Asked whether new restrictions on poultry manure and farm runoff on Delmarva would cause an industry exodus, Perdue said the number of chickens grown here has already been declining slightly for the past two years.
Before that, it grew at about half the rate of the industry nationally. He said he did not know if the decline was a trend.
The region still has many pluses for poultry growers, he acknowledged, including proximity to huge East Coast markets, "a lot of experience in growing and processing chickens the infrastructure, the financing."
On the minus side, he said, is the cost of grain, which increasingly has to be imported from the Midwest as more chickens are raised and as sprawl development gobbles up Eastern Shore land.
"Sixty percent of the cost of raising a chicken is feed, so it's harder to compete here now," he said. "For example, Perdue just expanded in Kentucky, because that's where the grain is.

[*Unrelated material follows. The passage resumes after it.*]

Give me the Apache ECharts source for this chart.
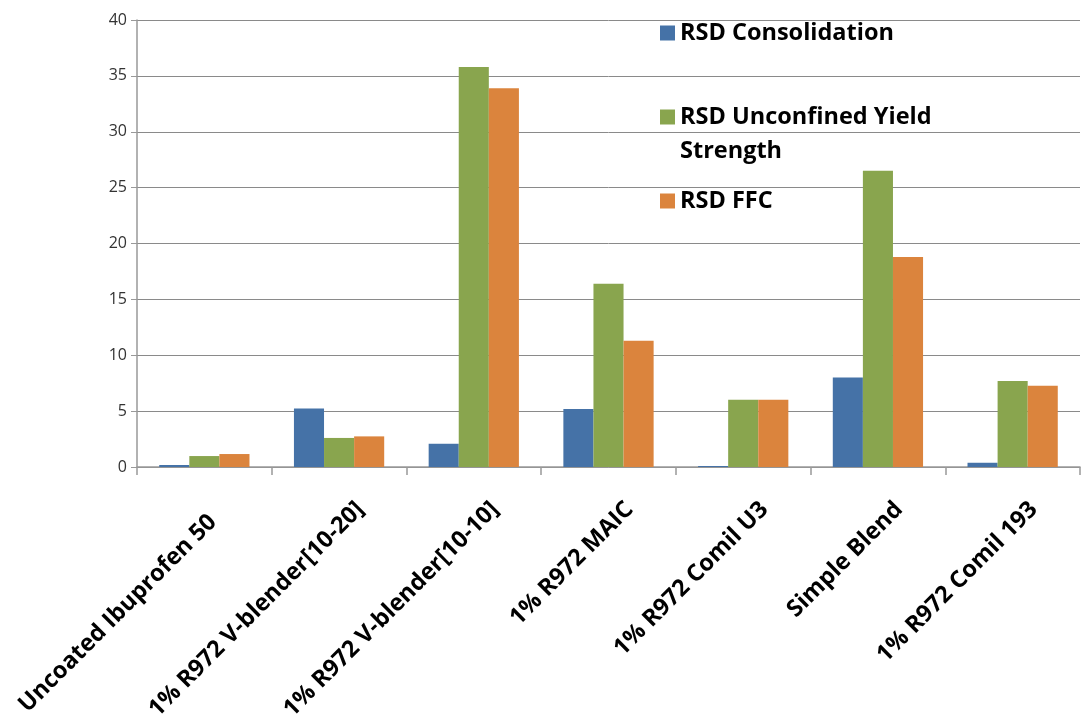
<!DOCTYPE html>
<html><head><meta charset="utf-8">
<script src="https://cdn.jsdelivr.net/npm/echarts@6/dist/echarts.min.js"></script>
<style>html,body{margin:0;padding:0;background:#fff}#c{width:1091px;height:728px}</style>
</head><body><div id="c"></div>
<script>
const categories = ["Uncoated Ibuprofen 50","1% R972 V-blender[10-20]","1% R972 V-blender[10-10]","1% R972 MAIC","1% R972 Comil U3","Simple Blend","1% R972 Comil 193"];
const seriesNames = ["RSD Consolidation","RSD Unconfined Yield Strength","RSD FFC"];
const consolidation = [0.18, 5.24, 2.08, 5.19, 0.09, 8.0, 0.38];
const uys = [0.98, 2.6, 35.8, 16.4, 6.02, 26.5, 7.7];
const ffc = [1.16, 2.74, 33.9, 11.3, 6.02, 18.8, 7.27];
const yTicks = {min:0, max:40, interval:5};
const colors = ["#4572A7","#89A54E","#DB843D"];
const font = "'Open Sans', 'Liberation Sans', sans-serif";

const chart = echarts.init(document.getElementById('c'), null, {renderer:'canvas'});
const legendBase = {orient:'vertical', left:655, itemWidth:15, itemHeight:15, itemGap:0,
  icon:'rect', textStyle:{fontFamily:font, fontWeight:'bold', fontSize:23.5, color:'#000', lineHeight:34},
  formatter: n => n === seriesNames[1] ? ' \nRSD Unconfined Yield\nStrength' : n, selectedMode:false};
const lblStyle = {fontFamily:font, fontWeight:'bold', fontSize:23.5, color:'#000'};
chart.setOption({
  animation:false,
  color: colors,
  legend:[
    Object.assign({}, legendBase, {top:11, data:[seriesNames[0]]}),
    Object.assign({}, legendBase, {top:61, data:[seriesNames[1]]}),
    Object.assign({}, legendBase, {top:179, data:[seriesNames[2]]})
  ],
  grid:{left:137, right:11, top:20, bottom:261, containLabel:false},
  xAxis:{type:'category', data:categories,
    axisLine:{lineStyle:{color:'#999', width:1.5}},
    axisTick:{show:true, length:8, lineStyle:{color:'#999', width:1.5}},
    axisLabel:{rotate:45, interval:0, margin:60,
      formatter:(v, i) => i === 0 ? '{a|' + v + '}' : '{b|' + v + '}',
      rich:{a:Object.assign({padding:[0,-12,0,0]}, lblStyle), b:Object.assign({padding:[0,-30,0,0]}, lblStyle)}}},
  yAxis:{type:'value', min:yTicks.min, max:yTicks.max, interval:yTicks.interval,
    axisLine:{show:true, lineStyle:{color:'#999', width:1.5}},
    axisTick:{show:true, length:6, lineStyle:{color:'#999'}},
    splitLine:{lineStyle:{color:'#8a8a8a', width:1}},
    axisLabel:{fontFamily:font, fontSize:16, color:'#333', margin:10}},
  series:[
    {name:seriesNames[0], type:'bar', data:consolidation, barGap:'0%', barCategoryGap:'33%'},
    {name:seriesNames[1], type:'bar', data:uys, barGap:'0%', barCategoryGap:'33%'},
    {name:seriesNames[2], type:'bar', data:ffc, barGap:'0%', barCategoryGap:'33%'}
  ]
});
</script></body></html>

"Leaving, if it happened, would be a gradual process one company sells to another, or a part of a company's operation folds up or moves; that's how it would happen."
He added: "Look, we all live here, farmers, Perdues who have been here nine generations. I go fishing on weekends in the bay with my son. It's our back yard. The last thing we want to do is create an environment our kids can't enjoy.
"If we have problems [with polluted runoff], then we need to deal with them, probably on a national basis.
"Ultimately, it will be the consumer that will decide whether it is worth the cost."